B)	If in general one_bit_op(s,d) does not depend on the value of s,
	then d' is one of d, f, or b.
C)	If in general one_bit_op(s,d) does not depend on the value of d,
	then d' is one of s, f, or b.
D)	The foreground/background-ness of d' must conform to that
	produced by the corresponding 1-bit operation, i.e. in C notation
	(d' != b) == one_bit_op( (s != b), (d != b) )

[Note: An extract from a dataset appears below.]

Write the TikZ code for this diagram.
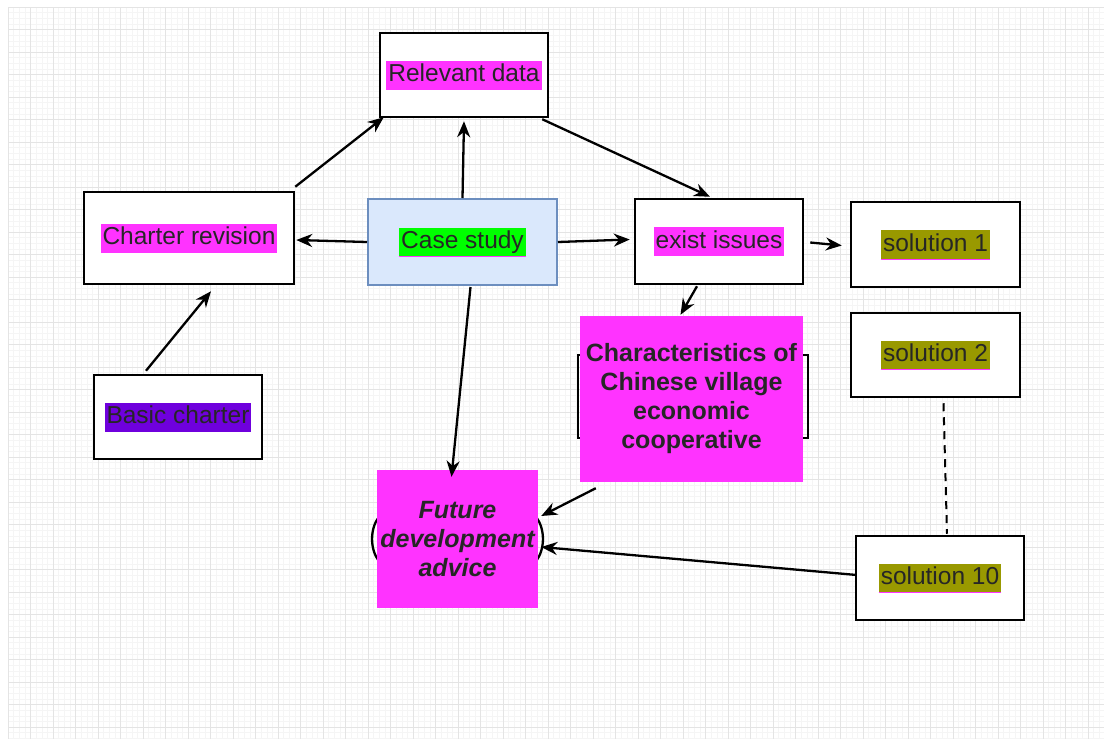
\documentclass[tikz,border=0pt]{standalone}
\usepackage{fontspec}
\setmainfont{Liberation Sans}
\usetikzlibrary{arrows.meta,calc,shapes.geometric}
\definecolor{mag}{HTML}{FF33FF}
\definecolor{grn}{HTML}{00FF00}
\definecolor{olv}{HTML}{999900}
\definecolor{pur}{HTML}{6F00DD}
\definecolor{csfill}{HTML}{DAE8FC}
\definecolor{csdraw}{HTML}{6C8EBF}
\definecolor{gmaj}{HTML}{E4E4E4}
\definecolor{gmin}{HTML}{F5F5F5}
\tikzset{
  box/.style={draw=black,line width=2.5pt,fill=white,inner sep=0pt},
  hl/.style={fill=#1,inner xsep=2pt,inner ysep=3pt,text=black!85,
     font=\fontsize{24.5}{28}\selectfont,text height=18pt,text depth=5pt},
  ul/.style={draw=mag,line width=1.2pt},
  conn/.style={line width=2.3pt,-{Stealth[length=16pt,width=13pt]}},
  bigtext/.style={align=center,text=black!85,inner sep=0pt}
}
\begin{document}
\begin{tikzpicture}[x=1pt,y=-1pt]
\useasboundingbox (0,0) rectangle (1104,739);
\fill[white] (0,0) rectangle (1104,739);
% grid
\foreach \i in {0,...,194} {\draw[gmin,line width=0.5pt] ({8+5.625*\i},7) -- ({8+5.625*\i},739);}
\foreach \j in {0,...,130} {\draw[gmin,line width=0.5pt] (8,{7+5.625*\j}) -- (1104,{7+5.625*\j});}
\foreach \i in {0,...,48} {\draw[gmaj,line width=1pt] ({8+22.5*\i},7) -- ({8+22.5*\i},739);}
\foreach \j in {0,...,32} {\draw[gmaj,line width=1pt] (8,{7+22.5*\j}) -- (1104,{7+22.5*\j});}

% boxes
\node[box,minimum width=168pt,minimum height=84pt] (rd) at (464,75) {};
\node[hl=mag] (rdt) at (rd) {Relevant data};

\node[draw=csdraw,fill=csfill,line width=2pt,minimum width=189pt,minimum height=86pt] (cs) at (462.5,242) {};
\node[hl=grn] (cst) at (cs) {Case study};
\draw[ul] (cst.south west) -- (cst.south east);

\node[box,minimum width=210pt,minimum height=92pt] (cr) at (189,238) {};
\node[hl=mag] (crt) at (cr) {Charter revision};

\node[box,minimum width=168pt,minimum height=85pt] (ei) at (719,241.5) {};
\node[hl=mag] (eit) at (ei) {exist issues};

\node[box,minimum width=169pt,minimum height=85pt] (s1) at (935.5,244.5) {};
\node[hl=olv] (s1t) at (s1) {solution 1};
\draw[ul] (s1t.south west) -- (s1t.south east);

\node[box,minimum width=169pt,minimum height=84pt] (s2) at (935.5,355) {};
\node[hl=olv] (s2t) at (s2) {solution 2};
\draw[ul] (s2t.south west) -- (s2t.south east);

\node[box,minimum width=168pt,minimum height=84pt] (s10) at (940,578) {};
\node[hl=olv] (s10t) at (s10) {solution 10};
\draw[ul] (s10t.south west) -- (s10t.south east);

\node[box,minimum width=168pt,minimum height=84pt] (bc) at (178,417) {};
\node[hl=pur] (bct) at (bc) {Basic charter};

% characteristics
\node[draw=black,line width=2.5pt,minimum width=230pt,minimum height=83pt] (chb) at (693,396.5) {};
\node[fill=mag,minimum width=223pt,minimum height=166pt,inner sep=0pt] (ch) at (691.5,399) {};
\node[bigtext,font=\bfseries\fontsize{25}{29}\selectfont] (cht) at (ch) {Characteristics of\\Chinese village\\economic\\cooperative};

% future
\node[fill=mag,minimum width=161pt,minimum height=138pt,inner sep=0pt] (fu) at (457.5,539) {};
\draw[line width=2.3pt] ($(fu.west)+(2,-22)$) .. controls ($(fu.west)+(-7,-10)$) and ($(fu.west)+(-7,10)$) .. ($(fu.west)+(2,22)$);
\draw[line width=2.3pt] ($(fu.east)+(-2,-22)$) .. controls ($(fu.east)+(7,-10)$) and ($(fu.east)+(7,10)$) .. ($(fu.east)+(-2,22)$);
\fill[mag] (fu.north west) rectangle (fu.south east);
\node[bigtext,font=\bfseries\itshape\fontsize{25}{29}\selectfont] (fut) at (fu) {Future\\development\\advice};

% connectors
\draw[conn] (cs.north) -- ($(rd.south)+(0,3)$);
\draw[conn] ($(cr.north east)+(0,-4)$) -- ($(rd.south west)+(5,-1)$);
\draw[conn] ($(rd.south east)+(-7,1)$) -- ($(ei.north)+(-9,-1)$);
\draw[conn] (cs.west) -- ($(cr.east)+(1,2)$);
\draw[conn] (cs.east) -- ($(ei.west)+(-4,-2)$);
\draw[conn] ($(ei.east)+(6,1)$) -- ($(s1.west)+(-8,1)$);
\draw[conn] ($(ei.south)+(-22,1)$) -- ($(ch.north)+(-11,-1)$);
\draw[conn] ($(cs.south)+(8,1)$) -- ($(fu.north)+(-6,7)$);
\draw[conn] ($(ch.south west)+(16,6)$) -- ($(fu.east)+(3,-23)$);
\draw[conn] ($(s10.west)+(2,-3)$) -- ($(fu.east)+(3,8)$);
\draw[conn] ($(bc.north)+(-32,-3)$) -- ($(cr.south)+(22,6)$);
\draw[line width=2pt,dash pattern=on 8pt off 6pt] ($(s2.south)+(8,5)$) -- ($(s10.north)+(7,-1)$);
\end{tikzpicture}
\end{document}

The premises A-D are sufficient to uniquely define the value of op, except
for an ambiguity when s, d, and d' are all foreground and the value of the
operation depends on both s and d in general.  For this case,
we add the premise:

E)	When s != b, d != b, and one_bit_op(1,1) == 1, then
	d' = (one_bit_op(1,0) == 1)? s: d.

Premise A makes the meaning of the logical operations nearly independent
of the colormap contents, and it preserves the variety of foreground
colors that may arise, falling back on a default foreground color only
by necessity.  Premises B and C guarantee the right thing happens for
operations like (~SRC) or (SET).  Premise D makes the 8-bit operations
analogous to the 1-bit operations.

Premise E, at first glance, tests whether the one_bit_op copies a foreground
src onto a background dst, then makes the 8-bit operation act analogously
in the case of a foreground dst.  This might seem reasonable, except that
testing one_bit_op(0,1)==0 would give an equally reasonable but contradictory
rule.  The pragmatic justification lies in making the individual
operations conform to heuristic expectations, as in the comments on the
bitops numbered 1000-1111 below.

Think of a truth table based on these input values
1100	SRC
1010	DST

Then the sixteen bit-ops in the 8-bit case are:
Number	Name op(s,d)	Bitwise op	Logical op (comments follow)
0000	ZERO/CLR	0		b
0001	NOR		~(d|s)		d==b && s==b? f: b
0010	AND2/SUBR	d&~s		s==b? d: b
0011	NPROJ2/NSRC	~s		s==b? f: b
0100	AND1/SUB	~d&s		d==b? s: b
0101	NPROJ1/NDST	~d		d==b? f: b
0110	XOR		d^s		d==b? s: (s==b? d: b)
0111	NAND		~(d&s)		d==b? (s==b? f: s): (s==b? d: b)
1000	AND		d&s		s==b? b: d
					sets parts of dst to b, s is just mask
					fg/fg preserves d
1001	NXOR/MATCH	~(d^s)		s==b? (d==b? f: b): d
					fg/fg match is d, but could be s
1010	PROJ1/DST	d		d
1011	OR2/IMPLY	d|~s		d==b && s==b? f: d
					just makes dst fg where src is bg
					fg/fg preserves d
1100	PROJ2/SRC	s		s
1101	OR1/IMPLYR	~d|s		d==b && s==b? f: s
					copies src, except when both bg
					fg/fg prefers s
1110	OR		d|s		s==b? d: s
					an overwriting copy only where src is fg
					fg/fg prefers s
1111	ONE/SET		~0		f

Fast implementation of these ops on modern memory architectures
would be hard because of the test inside the innermost loop,
but the common cases of CLR, SET, SRC require no test,
and the other common cases of OR and AND require only one test.